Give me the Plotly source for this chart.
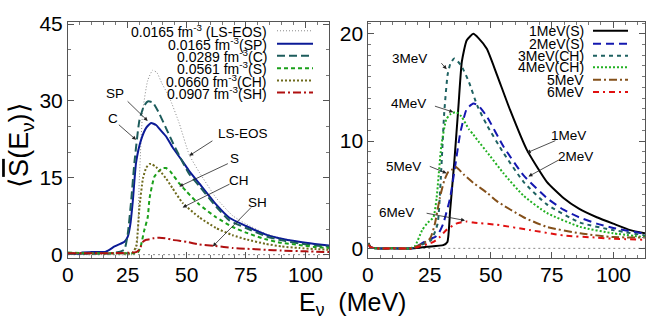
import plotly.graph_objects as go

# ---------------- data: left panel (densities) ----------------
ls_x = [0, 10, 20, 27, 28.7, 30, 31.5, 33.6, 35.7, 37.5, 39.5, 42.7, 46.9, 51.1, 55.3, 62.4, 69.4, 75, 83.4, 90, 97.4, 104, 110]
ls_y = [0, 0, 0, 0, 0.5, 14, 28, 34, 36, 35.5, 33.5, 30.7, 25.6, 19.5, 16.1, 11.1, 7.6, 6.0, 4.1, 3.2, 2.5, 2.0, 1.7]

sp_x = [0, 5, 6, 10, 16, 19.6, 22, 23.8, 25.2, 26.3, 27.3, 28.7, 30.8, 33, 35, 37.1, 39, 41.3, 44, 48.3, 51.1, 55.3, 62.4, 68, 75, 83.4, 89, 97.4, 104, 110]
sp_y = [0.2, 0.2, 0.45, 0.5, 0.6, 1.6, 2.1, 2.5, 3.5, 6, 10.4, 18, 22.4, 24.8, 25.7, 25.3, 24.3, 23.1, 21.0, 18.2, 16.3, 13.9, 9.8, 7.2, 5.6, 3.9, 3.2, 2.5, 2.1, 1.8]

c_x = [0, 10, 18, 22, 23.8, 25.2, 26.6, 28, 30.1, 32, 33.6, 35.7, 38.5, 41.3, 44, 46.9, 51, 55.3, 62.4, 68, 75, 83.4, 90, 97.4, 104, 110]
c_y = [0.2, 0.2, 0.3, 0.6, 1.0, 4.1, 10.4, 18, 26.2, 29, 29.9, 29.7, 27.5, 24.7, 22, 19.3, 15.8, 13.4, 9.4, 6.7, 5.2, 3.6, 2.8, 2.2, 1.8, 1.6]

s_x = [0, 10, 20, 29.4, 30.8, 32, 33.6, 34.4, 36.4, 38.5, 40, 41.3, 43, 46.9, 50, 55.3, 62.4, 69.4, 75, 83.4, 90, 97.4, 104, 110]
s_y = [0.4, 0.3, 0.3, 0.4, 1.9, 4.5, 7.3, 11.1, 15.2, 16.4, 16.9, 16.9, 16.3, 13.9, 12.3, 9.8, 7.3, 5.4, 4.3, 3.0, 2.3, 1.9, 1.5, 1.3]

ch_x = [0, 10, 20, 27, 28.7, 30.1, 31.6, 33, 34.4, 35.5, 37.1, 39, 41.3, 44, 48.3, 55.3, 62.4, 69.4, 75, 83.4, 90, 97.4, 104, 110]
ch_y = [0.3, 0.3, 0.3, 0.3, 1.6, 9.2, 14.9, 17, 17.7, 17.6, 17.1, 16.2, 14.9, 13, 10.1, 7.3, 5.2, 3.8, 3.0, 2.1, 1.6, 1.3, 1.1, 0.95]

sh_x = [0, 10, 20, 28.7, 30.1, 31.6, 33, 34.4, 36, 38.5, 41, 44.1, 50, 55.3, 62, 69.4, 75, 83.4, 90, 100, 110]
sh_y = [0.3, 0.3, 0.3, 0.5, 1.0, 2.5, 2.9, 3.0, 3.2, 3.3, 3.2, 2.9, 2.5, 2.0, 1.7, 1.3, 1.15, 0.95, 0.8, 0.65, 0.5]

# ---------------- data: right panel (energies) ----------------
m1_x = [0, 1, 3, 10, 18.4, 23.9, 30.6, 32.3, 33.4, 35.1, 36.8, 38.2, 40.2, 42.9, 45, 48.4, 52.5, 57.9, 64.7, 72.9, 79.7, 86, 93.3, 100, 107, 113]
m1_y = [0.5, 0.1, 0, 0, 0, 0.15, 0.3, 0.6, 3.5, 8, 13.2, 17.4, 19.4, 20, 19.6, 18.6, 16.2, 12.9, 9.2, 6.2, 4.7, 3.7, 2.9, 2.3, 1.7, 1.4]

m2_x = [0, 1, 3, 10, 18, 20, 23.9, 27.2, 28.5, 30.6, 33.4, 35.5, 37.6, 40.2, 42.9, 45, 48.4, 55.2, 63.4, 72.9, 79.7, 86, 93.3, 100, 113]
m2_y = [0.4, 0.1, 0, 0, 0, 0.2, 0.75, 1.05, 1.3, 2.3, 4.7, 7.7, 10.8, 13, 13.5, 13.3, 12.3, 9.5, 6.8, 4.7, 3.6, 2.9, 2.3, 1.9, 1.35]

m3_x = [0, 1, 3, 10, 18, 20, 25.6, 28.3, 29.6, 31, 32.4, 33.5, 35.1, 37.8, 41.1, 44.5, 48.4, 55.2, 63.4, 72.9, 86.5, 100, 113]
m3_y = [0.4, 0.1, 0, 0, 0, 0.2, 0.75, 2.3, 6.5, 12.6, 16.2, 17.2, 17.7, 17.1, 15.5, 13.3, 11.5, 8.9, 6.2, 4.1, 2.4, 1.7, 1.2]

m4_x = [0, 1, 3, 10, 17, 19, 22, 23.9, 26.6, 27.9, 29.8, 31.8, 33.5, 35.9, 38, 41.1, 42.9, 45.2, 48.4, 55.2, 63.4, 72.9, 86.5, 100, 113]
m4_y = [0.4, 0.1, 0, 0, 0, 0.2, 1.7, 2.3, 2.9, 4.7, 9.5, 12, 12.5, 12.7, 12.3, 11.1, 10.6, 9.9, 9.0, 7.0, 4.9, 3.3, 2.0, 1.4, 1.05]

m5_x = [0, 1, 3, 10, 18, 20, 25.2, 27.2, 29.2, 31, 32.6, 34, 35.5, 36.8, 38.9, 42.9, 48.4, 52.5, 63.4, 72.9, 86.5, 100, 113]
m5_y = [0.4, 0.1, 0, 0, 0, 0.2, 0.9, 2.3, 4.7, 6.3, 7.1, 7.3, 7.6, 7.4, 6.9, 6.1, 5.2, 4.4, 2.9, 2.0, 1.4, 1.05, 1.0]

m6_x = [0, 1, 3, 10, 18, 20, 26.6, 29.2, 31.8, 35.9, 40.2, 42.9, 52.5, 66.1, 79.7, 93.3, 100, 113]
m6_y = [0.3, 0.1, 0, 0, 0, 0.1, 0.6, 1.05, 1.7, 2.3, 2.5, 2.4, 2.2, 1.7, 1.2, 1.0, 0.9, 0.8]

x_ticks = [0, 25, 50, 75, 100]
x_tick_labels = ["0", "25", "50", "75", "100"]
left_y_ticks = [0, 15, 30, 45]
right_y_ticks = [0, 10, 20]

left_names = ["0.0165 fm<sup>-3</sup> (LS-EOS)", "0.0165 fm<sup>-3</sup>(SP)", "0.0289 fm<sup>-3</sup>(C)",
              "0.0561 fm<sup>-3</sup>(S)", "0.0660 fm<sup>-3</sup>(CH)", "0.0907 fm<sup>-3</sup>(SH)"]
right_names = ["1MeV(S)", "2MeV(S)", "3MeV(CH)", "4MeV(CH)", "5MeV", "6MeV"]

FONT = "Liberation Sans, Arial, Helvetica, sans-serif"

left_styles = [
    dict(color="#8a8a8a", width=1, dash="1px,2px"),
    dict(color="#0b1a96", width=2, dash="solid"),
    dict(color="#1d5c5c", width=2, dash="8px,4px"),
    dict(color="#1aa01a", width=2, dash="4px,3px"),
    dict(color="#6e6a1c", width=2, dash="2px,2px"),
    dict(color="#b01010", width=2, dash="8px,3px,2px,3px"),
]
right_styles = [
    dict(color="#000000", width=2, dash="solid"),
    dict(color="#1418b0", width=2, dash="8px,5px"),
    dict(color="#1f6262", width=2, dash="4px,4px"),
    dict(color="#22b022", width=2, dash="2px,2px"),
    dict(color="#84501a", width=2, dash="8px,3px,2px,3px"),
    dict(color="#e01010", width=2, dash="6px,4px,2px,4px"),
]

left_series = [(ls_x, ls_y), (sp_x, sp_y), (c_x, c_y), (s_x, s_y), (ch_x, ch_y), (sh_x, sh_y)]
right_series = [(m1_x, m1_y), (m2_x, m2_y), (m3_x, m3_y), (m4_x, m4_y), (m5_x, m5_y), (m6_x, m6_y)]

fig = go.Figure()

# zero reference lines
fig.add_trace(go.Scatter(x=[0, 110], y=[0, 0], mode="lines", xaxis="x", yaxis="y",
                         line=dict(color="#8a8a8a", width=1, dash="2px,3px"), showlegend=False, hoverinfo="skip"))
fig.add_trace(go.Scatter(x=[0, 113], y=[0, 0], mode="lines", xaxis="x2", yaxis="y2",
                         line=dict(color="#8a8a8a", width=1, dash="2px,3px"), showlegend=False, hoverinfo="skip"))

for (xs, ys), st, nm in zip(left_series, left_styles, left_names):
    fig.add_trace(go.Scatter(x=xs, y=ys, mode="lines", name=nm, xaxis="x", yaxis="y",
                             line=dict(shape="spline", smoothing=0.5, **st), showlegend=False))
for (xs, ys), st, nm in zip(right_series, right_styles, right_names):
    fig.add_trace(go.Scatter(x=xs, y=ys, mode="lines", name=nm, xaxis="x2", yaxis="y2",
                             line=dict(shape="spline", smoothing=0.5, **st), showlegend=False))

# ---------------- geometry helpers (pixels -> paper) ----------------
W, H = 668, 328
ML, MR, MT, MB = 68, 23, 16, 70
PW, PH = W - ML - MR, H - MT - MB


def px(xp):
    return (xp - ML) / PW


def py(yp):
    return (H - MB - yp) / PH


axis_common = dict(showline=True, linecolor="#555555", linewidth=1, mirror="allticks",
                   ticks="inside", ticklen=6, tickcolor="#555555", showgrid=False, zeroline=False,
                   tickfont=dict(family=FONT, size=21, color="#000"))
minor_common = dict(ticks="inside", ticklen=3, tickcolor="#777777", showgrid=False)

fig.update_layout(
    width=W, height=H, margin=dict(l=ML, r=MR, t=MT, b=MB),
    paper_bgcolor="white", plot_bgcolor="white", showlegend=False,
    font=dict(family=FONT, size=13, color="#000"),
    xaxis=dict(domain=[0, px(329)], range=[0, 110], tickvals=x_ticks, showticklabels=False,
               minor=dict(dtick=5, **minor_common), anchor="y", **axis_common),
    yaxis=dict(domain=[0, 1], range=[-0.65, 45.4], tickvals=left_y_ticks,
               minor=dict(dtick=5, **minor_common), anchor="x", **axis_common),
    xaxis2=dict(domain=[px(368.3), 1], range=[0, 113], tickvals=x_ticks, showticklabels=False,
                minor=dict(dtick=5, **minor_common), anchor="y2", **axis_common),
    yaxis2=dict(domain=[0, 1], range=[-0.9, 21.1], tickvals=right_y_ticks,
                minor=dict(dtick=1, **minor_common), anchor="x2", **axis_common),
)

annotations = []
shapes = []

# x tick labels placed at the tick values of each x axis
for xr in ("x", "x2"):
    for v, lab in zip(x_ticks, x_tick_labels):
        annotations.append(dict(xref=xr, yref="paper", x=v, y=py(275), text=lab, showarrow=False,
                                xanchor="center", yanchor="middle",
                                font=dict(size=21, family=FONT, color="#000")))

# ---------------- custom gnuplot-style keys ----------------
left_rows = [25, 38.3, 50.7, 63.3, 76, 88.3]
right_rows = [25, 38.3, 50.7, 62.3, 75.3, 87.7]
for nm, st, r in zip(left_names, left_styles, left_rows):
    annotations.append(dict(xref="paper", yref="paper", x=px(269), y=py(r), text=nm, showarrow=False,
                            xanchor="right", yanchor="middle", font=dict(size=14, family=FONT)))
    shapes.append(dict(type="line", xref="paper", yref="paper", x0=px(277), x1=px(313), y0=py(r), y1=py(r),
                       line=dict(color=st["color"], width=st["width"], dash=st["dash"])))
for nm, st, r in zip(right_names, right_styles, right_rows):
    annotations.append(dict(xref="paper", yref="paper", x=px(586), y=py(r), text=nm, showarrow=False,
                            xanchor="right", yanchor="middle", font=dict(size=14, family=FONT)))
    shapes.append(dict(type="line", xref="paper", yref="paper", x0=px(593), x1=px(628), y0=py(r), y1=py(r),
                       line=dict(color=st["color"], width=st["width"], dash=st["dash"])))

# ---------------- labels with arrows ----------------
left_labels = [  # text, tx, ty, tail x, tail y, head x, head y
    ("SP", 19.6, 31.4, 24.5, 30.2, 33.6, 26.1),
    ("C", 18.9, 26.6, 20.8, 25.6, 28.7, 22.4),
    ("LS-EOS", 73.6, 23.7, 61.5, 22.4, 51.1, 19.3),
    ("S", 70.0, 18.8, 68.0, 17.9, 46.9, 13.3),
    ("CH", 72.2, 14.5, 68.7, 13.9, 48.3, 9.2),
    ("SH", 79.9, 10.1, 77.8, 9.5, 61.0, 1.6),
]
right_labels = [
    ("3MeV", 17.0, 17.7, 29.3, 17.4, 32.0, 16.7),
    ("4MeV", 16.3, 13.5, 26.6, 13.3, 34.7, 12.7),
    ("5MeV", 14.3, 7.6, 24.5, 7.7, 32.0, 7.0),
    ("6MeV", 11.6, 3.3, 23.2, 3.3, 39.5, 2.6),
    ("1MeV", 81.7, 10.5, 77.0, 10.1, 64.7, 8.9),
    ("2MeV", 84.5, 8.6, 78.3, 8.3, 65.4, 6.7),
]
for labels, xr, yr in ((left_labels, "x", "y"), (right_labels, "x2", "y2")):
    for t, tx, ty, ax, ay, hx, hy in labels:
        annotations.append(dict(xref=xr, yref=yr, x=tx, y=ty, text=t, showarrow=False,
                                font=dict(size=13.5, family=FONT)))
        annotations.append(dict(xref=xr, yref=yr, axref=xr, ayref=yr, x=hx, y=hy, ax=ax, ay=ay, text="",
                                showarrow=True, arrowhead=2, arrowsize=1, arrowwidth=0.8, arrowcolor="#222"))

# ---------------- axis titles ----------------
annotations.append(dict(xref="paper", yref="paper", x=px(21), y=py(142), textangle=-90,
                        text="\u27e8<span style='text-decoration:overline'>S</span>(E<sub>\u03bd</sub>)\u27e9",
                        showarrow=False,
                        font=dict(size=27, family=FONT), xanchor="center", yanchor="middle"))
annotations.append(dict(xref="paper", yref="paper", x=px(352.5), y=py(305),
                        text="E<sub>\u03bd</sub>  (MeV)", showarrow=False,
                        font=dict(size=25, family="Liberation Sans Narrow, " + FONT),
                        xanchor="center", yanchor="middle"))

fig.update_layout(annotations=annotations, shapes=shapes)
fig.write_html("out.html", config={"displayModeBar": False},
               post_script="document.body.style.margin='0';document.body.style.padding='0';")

####

PROMPT:
Pictures excluded, repeat exactly the lines from the top of the material through the line with "2.5, 2.0, 1.7]", including both of those lines.

EXERCISE RESPONSE:
Give me the Plotly source for this chart.
import plotly.graph_objects as go

# ---------------- data: left panel (densities) ----------------
ls_x = [0, 10, 20, 27, 28.7, 30, 31.5, 33.6, 35.7, 37.5, 39.5, 42.7, 46.9, 51.1, 55.3, 62.4, 69.4, 75, 83.4, 90, 97.4, 104, 110]
ls_y = [0, 0, 0, 0, 0.5, 14, 28, 34, 36, 35.5, 33.5, 30.7, 25.6, 19.5, 16.1, 11.1, 7.6, 6.0, 4.1, 3.2, 2.5, 2.0, 1.7]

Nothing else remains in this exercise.